Vermont Deer Tooth Aging Study Finds Two 17-Year-Old Does

Hunter-submitted deer teeth are providing critical information to Vermont's wildlife managers

The Vermont Fish and Wildlife Department’s deer management program just got a tremendous boost from hunters who submitted 3,637 teeth to the Whitetail Tooth Aging Program—and the results are now in. Of the thousands of teeth submitted from deer taken during both rifle and youth seasons, two does were found to be the oldest at 17 years old. They beat the oldest harvested buck by a longshot, which was 10.

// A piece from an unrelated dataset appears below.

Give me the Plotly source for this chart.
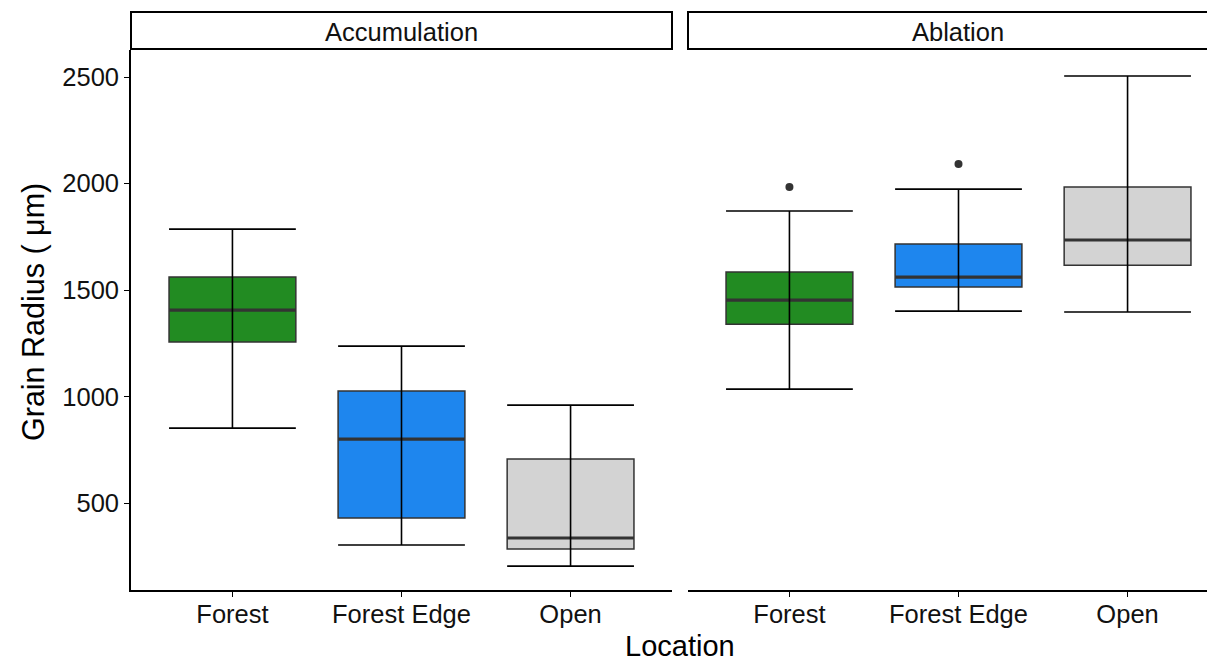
import plotly.graph_objects as go

# ---- data ----
panels = ["Accumulation", "Ablation"]
locations = ["Forest", "Forest Edge", "Open"]
colors = ["#228B22", "#1E86EE", "#D3D3D3"]
y_ticks = [500, 1000, 1500, 2000, 2500]

acc_low = [852, 303, 204]
acc_q1 = [1256, 430, 284]
acc_med = [1406, 800, 336]
acc_q3 = [1561, 1026, 707]
acc_high = [1786, 1237, 960]
acc_out_x = []
acc_out_y = []

abl_low = [1035, 1401, 1397]
abl_q1 = [1340, 1514, 1617]
abl_med = [1453, 1561, 1735]
abl_q3 = [1585, 1716, 1984]
abl_high = [1871, 1974, 2505]
abl_out_x = [1, 2]
abl_out_y = [1984, 2092]

# page has an 8px body margin: compensate so the plot lands where the reference has it
OFF = 8
W, H = 1215 - OFF, 661 - OFF
ML, MR, MT, MB = 131 - OFF, 0, 50 - OFF, 71
PW = W - ML - MR
PH = H - MT - MB
px_unit = 541 / 3.2
d1 = [0, 541 / PW]
d2 = [(688 - 131) / PW, 1]
x2max = 0.4 + (1215 - 688) / px_unit

fig = go.Figure()
xs = [1, 2, 3]
box_w = 0.75
cap_px = box_w * px_unit / 2

data = [
    (acc_low, acc_q1, acc_med, acc_q3, acc_high, acc_out_x, acc_out_y, "x", "y"),
    (abl_low, abl_q1, abl_med, abl_q3, abl_high, abl_out_x, abl_out_y, "x2", "y2"),
]
for low, q1, med, q3, high, ox, oy, xa, ya in data:
    for i in range(3):
        fig.add_trace(go.Box(
            x=[xs[i]], q1=[q1[i]], median=[med[i]], q3=[q3[i]],
            lowerfence=[q1[i]], upperfence=[q3[i]],
            width=box_w, fillcolor=colors[i],
            line=dict(color="#333333", width=1.5),
            whiskerwidth=0, boxpoints=False, showlegend=False,
            xaxis=xa, yaxis=ya, hoverinfo="skip"))
    # thick median
    fig.add_trace(go.Scatter(
        x=xs, y=med, mode="markers", marker=dict(size=0.1, color="rgba(0,0,0,0)"),
        error_x=dict(type="constant", value=box_w / 2, width=0, thickness=3.2, color="#333333"),
        showlegend=False, xaxis=xa, yaxis=ya, hoverinfo="skip"))
    # whiskers with caps
    fig.add_trace(go.Scatter(
        x=xs, y=med, mode="markers", marker=dict(size=0.1, color="rgba(0,0,0,0)"),
        error_y=dict(type="data", symmetric=False,
                     array=[high[i] - med[i] for i in range(3)],
                     arrayminus=[med[i] - low[i] for i in range(3)],
                     width=cap_px, thickness=1.6, color="black"),
        showlegend=False, xaxis=xa, yaxis=ya, hoverinfo="skip"))
    if ox:
        fig.add_trace(go.Scatter(
            x=ox, y=oy, mode="markers", marker=dict(size=8, color="#333333"),
            showlegend=False, xaxis=xa, yaxis=ya, hoverinfo="skip"))

font = "Liberation Sans, Arial, sans-serif"
tfs = 25.5
yr = [92, 2627]
xaxis_common = dict(range=[0.4, 3.6], tickvals=xs, ticktext=locations,
                    showline=True, linecolor="black", linewidth=1.8,
                    ticks="outside", ticklen=5, tickcolor="black", tickwidth=1.4,
                    ticklabelstandoff=-5,
                    showgrid=False, zeroline=False,
                    tickfont=dict(size=tfs, color="#111111", family=font))
fig.update_layout(
    width=W, height=H,
    margin=dict(l=ML, r=MR, t=MT, b=MB),
    paper_bgcolor="white", plot_bgcolor="white",
    font=dict(family=font),
    xaxis=dict(domain=d1, anchor="y", **xaxis_common),
    xaxis2=dict(domain=d2, anchor="y2", **{**xaxis_common, "range": [0.4, x2max]}),
    yaxis=dict(domain=[0, 1], range=yr, anchor="x",
               tickvals=y_ticks,
               showline=True, linecolor="black", linewidth=1.8,
               ticks="outside", ticklen=5, tickcolor="black", tickwidth=1.4,
               showgrid=False, zeroline=False,
               tickfont=dict(size=tfs, color="#111111", family=font)),
    yaxis2=dict(domain=[0, 1], range=yr, anchor="x2", matches="y",
                showticklabels=False, showline=False, ticks="",
                showgrid=False, zeroline=False),
)

strip_h = 38 / PH
shapes = []
annotations = []
for name, d in zip(panels, [d1, [d2[0], 1.02]]):
    shapes.append(dict(type="rect", xref="paper", yref="paper",
                       x0=d[0], x1=d[1], y0=1 + 1 / PH, y1=1 + strip_h,
                       line=dict(color="black", width=2), fillcolor="white"))
for name, d in zip(panels, [d1, [d2[0], (1228 - 131) / PW]]):
    annotations.append(dict(text=name, xref="paper", yref="paper",
                            x=(d[0] + d[1]) / 2, y=1 + 18 / PH,
                            showarrow=False, xanchor="center", yanchor="middle",
                            font=dict(size=tfs, color="#111111", family=font)))
annotations.append(dict(text="Location", xref="paper", yref="paper",
                        x=(680 - 131) / PW, y=-(646 - 590) / PH,
                        xanchor="center", yanchor="middle",
                        showarrow=False, font=dict(size=29, color="black", family=font)))
annotations.append(dict(text="Grain Radius ( μm)", xref="paper", yref="paper",
                        x=(33 - 131) / PW, y=1 - (312 - 50) / PH, xanchor="center",
                        yanchor="middle", textangle=-90,
                        showarrow=False, font=dict(size=30.5, color="black", family=font)))
fig.update_layout(shapes=shapes, annotations=annotations)

fig.write_html("out.html")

The goal of the Whitetail Tooth Aging Program is to help whitetail managers take stock of the state’s deer population. To figure out a deer’s age, scientists slice an incisor and then use microscopes to evaluate the rings deposited over a tooth’s root. “This age information helps us estimate deer population size and assess the health of deer,” Deer Project Leader Nick Fortin says.  “It is also critically important for understanding the effects of new hunting regulations on the deer population and buck age structure.” Comparing age to body weight and antler measurements provide valuable information to determine the population’s health. Managers then use this information to create a successful management plan.

Hunters who submitted teeth this past season can sign on to the Vermont Fish and Wildlife website and learn the ages of their animals.  Hunters in Vermont who are interested in participating in the 2021 whitetail tooth collection program can pick up envelopes at deer reporting stations.